A double feature that my father and I would have drooled over back in the 70s. With Karloff and Lugosi getting the lion's share of attention from us monster loving tots, your analysis focuses on top billed Basil Rathbone, and his infrequent starring career. We saw him as Philo Vance in 1930's THE BISHOP MURDER CASE, then admired his villainy in 1935's KIND LADY, where he was billed second after leading lady Aline McMahon. It's a shame that in later years, he came to resent SON OF FRANKENSTEIN, in the same way that Claude Rains resented the title THE WOLF MAN on his glorious resume, although he truly appreciated the role itself. THE INVISIBLE MAN remains one of my father's all time favorites, with fine cameos from Walter Brennan (whose bicycle was stolen), Dwight Frye (as a reporter), and John Carradine, debuting in a Universal horror film, playing a Cockney informant who suggests ink be sprayed on the invisible one.
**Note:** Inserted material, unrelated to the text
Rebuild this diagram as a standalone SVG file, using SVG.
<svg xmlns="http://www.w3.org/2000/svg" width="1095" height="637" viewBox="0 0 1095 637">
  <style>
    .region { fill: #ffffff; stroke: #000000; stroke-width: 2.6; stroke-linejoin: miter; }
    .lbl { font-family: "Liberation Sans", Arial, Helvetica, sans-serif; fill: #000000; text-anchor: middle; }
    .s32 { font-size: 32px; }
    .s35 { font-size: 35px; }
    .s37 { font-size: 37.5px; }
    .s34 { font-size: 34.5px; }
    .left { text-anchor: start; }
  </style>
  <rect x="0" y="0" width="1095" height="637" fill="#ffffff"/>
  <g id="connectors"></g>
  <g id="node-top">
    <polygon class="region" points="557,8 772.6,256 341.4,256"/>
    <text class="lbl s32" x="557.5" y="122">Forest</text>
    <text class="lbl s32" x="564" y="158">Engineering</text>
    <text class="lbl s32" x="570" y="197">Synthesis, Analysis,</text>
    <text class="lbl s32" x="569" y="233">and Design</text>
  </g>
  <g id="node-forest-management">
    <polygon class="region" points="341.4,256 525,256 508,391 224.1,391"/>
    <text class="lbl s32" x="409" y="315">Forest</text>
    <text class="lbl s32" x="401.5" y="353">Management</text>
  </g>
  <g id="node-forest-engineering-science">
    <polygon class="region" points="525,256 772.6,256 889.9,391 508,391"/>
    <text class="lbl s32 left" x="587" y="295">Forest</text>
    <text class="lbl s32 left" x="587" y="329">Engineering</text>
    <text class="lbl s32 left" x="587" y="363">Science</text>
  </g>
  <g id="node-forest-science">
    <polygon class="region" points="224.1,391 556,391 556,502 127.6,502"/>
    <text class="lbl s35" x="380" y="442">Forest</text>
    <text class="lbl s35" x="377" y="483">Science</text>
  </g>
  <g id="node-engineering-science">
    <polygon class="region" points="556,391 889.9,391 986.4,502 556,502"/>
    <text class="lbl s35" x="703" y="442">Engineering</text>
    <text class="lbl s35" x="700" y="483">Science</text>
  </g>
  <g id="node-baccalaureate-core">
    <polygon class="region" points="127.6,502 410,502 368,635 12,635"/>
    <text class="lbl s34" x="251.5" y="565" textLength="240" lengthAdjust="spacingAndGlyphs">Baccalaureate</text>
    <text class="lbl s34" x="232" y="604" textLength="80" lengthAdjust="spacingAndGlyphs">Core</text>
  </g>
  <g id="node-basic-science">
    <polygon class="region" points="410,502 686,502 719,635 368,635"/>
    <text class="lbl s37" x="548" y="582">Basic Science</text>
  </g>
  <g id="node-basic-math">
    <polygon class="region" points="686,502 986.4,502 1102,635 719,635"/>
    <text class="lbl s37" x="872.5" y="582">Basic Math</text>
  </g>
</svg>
He later said that the studio believed him to be British, which might also explain his more easily recognizable presence in Whale's BRIDE OF FRANKENSTEIN. Carradine had actually worked at Universal in only his third feature, 1931's HEAVEN ON EARTH, after which he turned down the opportunity to test for The Monster in FRANKENSTEIN (presumably, during Lugosi's wrangling and prior to James Whale's involvement).

Uncle Mike said...

I take Carradine's pronouncements about his early career with a grain of salt, but he was at least amusing in his walk-on role in THE INVISIBLE MAN. The same can't be said of poor Dwight Frye, who had not only had a bit part but a rather dull one (however, I don't know if the radio announcer was Frye, but it sounds like him).

Just in the interest of full disclosure: the night I posted this entry, I dreamed that Matt Frewer called me up and berated me for mocking his sterling performance as Sherlock Holmes. He was quite upset about it. Thanks for reading the blog, Matt! Roger Moore and Frank Langella have yet to be heard from.